Introduction

General

Event Machine (EM) is an architectural abstraction and framework of an event driven multicore optimized processing concept originally developed for networking data plane. It offers an easy programming concept for scalable and dynamically load balanced multicore applications with a very low overhead run-to-completion principle.

Main elements in the concept are events, queues, scheduler, dispatcher and the execution objects (EO). Event is an application specific piece of data (like a message or a network packet) describing work, something to do. Any processing in EM must be triggered by an event. Events are sent to asynchronous application specific queues. A single thread on all cores of an EM instance runs a dispatcher loop (a "core" is used here to refer to a core or one HW thread on multi-threaded cores). Dispatcher interfaces with the scheduler and asks for an event. Scheduler evaluates the state of all queues and gives the highest priority event to the dispatcher, which forwards it to the EO mapped to the queue the event came from by calling the registered receive function. As the event is handled and receive function returns, the next event is received from the scheduler and again forwarded to the mapped EO. This happens in parallel on all cores included. Everything is highly efficient run to completion single thread, no context switching nor pre-emption (priorities are handled by the scheduler). EM can run on bare metal for best performance or under an operating system with special arrangements (e.g. one thread per core with thread affinity).

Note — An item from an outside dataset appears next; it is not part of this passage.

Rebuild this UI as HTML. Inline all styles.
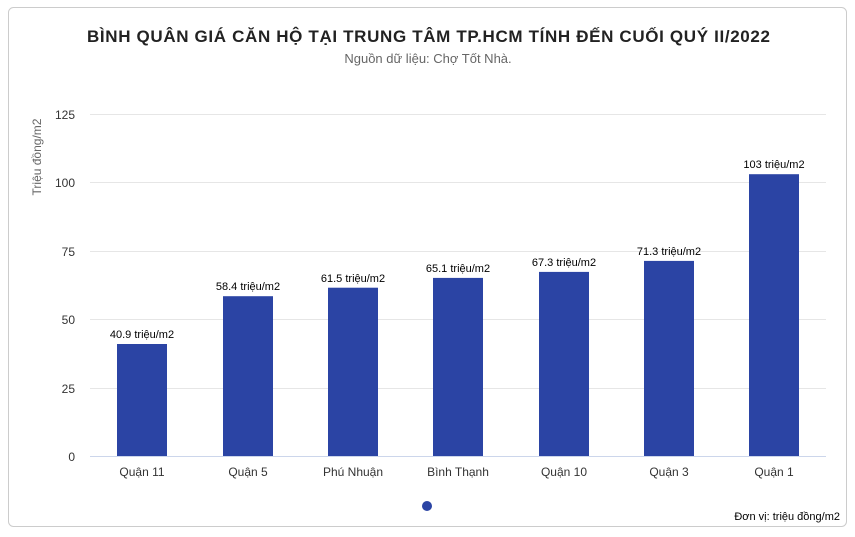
<!DOCTYPE html>
<html><head><meta charset="utf-8"><style>
body{margin:0;background:#fff;}
svg{display:block;font-family:"Liberation Sans","DejaVu Sans",sans-serif;}
</style></head><body>
<svg width="855" height="537" xmlns="http://www.w3.org/2000/svg">
<rect x="8.5" y="7.5" width="838" height="519" rx="5" fill="#fff" stroke="#ccc"/>
<text x="87" y="42" textLength="683" lengthAdjust="spacing" font-size="17" font-weight="bold" fill="#222">BÌNH QUÂN GIÁ CĂN HỘ TẠI TRUNG TÂM TP.HCM TÍNH ĐẾN CUỐI QUÝ II/2022</text>
<text x="428" y="63" text-anchor="middle" font-size="13" fill="#666">Nguồn dữ liệu: Chợ Tốt Nhà.</text>
<g stroke="#e6e6e6" stroke-width="1">
<line x1="90" x2="826" y1="114.5" y2="114.5"/>
<line x1="90" x2="826" y1="182.5" y2="182.5"/>
<line x1="90" x2="826" y1="251.5" y2="251.5"/>
<line x1="90" x2="826" y1="319.5" y2="319.5"/>
<line x1="90" x2="826" y1="388.5" y2="388.5"/>
</g>
<g font-size="12" fill="#333" text-anchor="end">
<text x="75" y="119">125</text><text x="75" y="187">100</text><text x="75" y="256">75</text>
<text x="75" y="324">50</text><text x="75" y="393">25</text><text x="75" y="461">0</text>
</g>
<text transform="translate(41,157) rotate(-90)" text-anchor="middle" font-size="12" fill="#666">Triệu đồng/m2</text>
<g fill="#2b44a4">
<rect x="117" y="344" width="50" height="112"/>
<rect x="223" y="296.2" width="50" height="159.8"/>
<rect x="328" y="287.7" width="50" height="168.3"/>
<rect x="433" y="277.9" width="50" height="178.1"/>
<rect x="539" y="271.9" width="50" height="184.1"/>
<rect x="644" y="260.9" width="50" height="195.1"/>
<rect x="749" y="174.2" width="50" height="281.8"/>
</g>
<line x1="90" x2="826" y1="456.5" y2="456.5" stroke="#ccd6eb"/>
<g font-size="11" fill="#000" text-anchor="middle">
<text x="142" y="338">40.9 triệu/m2</text>
<text x="248" y="290">58.4 triệu/m2</text>
<text x="353" y="282">61.5 triệu/m2</text>
<text x="458" y="272">65.1 triệu/m2</text>
<text x="564" y="266">67.3 triệu/m2</text>
<text x="669" y="255">71.3 triệu/m2</text>
<text x="774" y="168">103 triệu/m2</text>
</g>
<g font-size="12" fill="#333" text-anchor="middle">
<text x="142" y="476">Quận 11</text><text x="248" y="476">Quận 5</text><text x="353" y="476">Phú Nhuận</text>
<text x="458" y="476">Bình Thạnh</text><text x="564" y="476">Quận 10</text><text x="669" y="476">Quận 3</text><text x="774" y="476">Quận 1</text>
</g>
<circle cx="427" cy="506" r="5" fill="#2b44a4"/>
<text x="840" y="520" text-anchor="end" font-size="11" fill="#000">Đơn vị: triệu đồng/m2</text>
</svg>
</body></html>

The concept and this API are made to be easy to implement for multiple general purpose or networking oriented multicore packet processing systems on chip, which typically also contain accelerators for packet processing needs. Efficient integration with modern HW accelerators has been a major driver in EM concept.

One general principle of this API is that all calls are multicore safe, i.e. no data structure gets broken, if calls are simultaneously made by multiple cores, but unless explicitly documented per API call, the application also needs to take the parallel world into consideration. For example if one core asks for a queue mode and another one changes the mode at the same time, the returned mode may be invalid (valid data, but the old or the new!). Thus modifications should be done under atomic context (if load balancing is used) or otherwise synchronized by the application. One simple way of achieving this is to use one EO with an atomic queue to do all the management functionality. That guarantees synchronized operations (but also serializes them limiting performance)

EM_64_BIT or EM_32_BIT (needs to be defined at makefile) defines whether (most of) the types used in the API are 32 or 64 bits wide. NOTE, that this is a major decision, since it may limit value passing between different systems using the defined types directly. Using 64-bits may allow more efficient underlying implementation, as more data can be coded in 64-bit identifiers for instance.

Some principles

Open Event Machine optional fork-join helper.

An event group can be used to trigger join of parallel operations. The number of parallel operations need to be known by the event group creator, but the separate events handlers don't need to know anything about the other related events.

1. a group is created with em_event_group_create()

2. the number of parallel events is set with em_event_group_apply()

3. the parallel events are sent normally, but using em_send_group() instead of em_send()

4. as the receive function of the last event is completed, the given notification event(s) are sent automatically and can trigger the next operation

5. the sequence continues from step 2. for new set of events (if the group is reused)

So here the original initiator only needs to know how the task is split into parallel events, the event handlers and the one continuing the work (join) are not involved (assuming the task itself can be separately processed)

Note, that this only works with events targeted to an EO, i.e. SW events

32 bit version

This is documentation represent the 32 bit version of Event Machine API. Define EM_64_BIT or EM_32_BIT to select between 64 and 32 bit versions.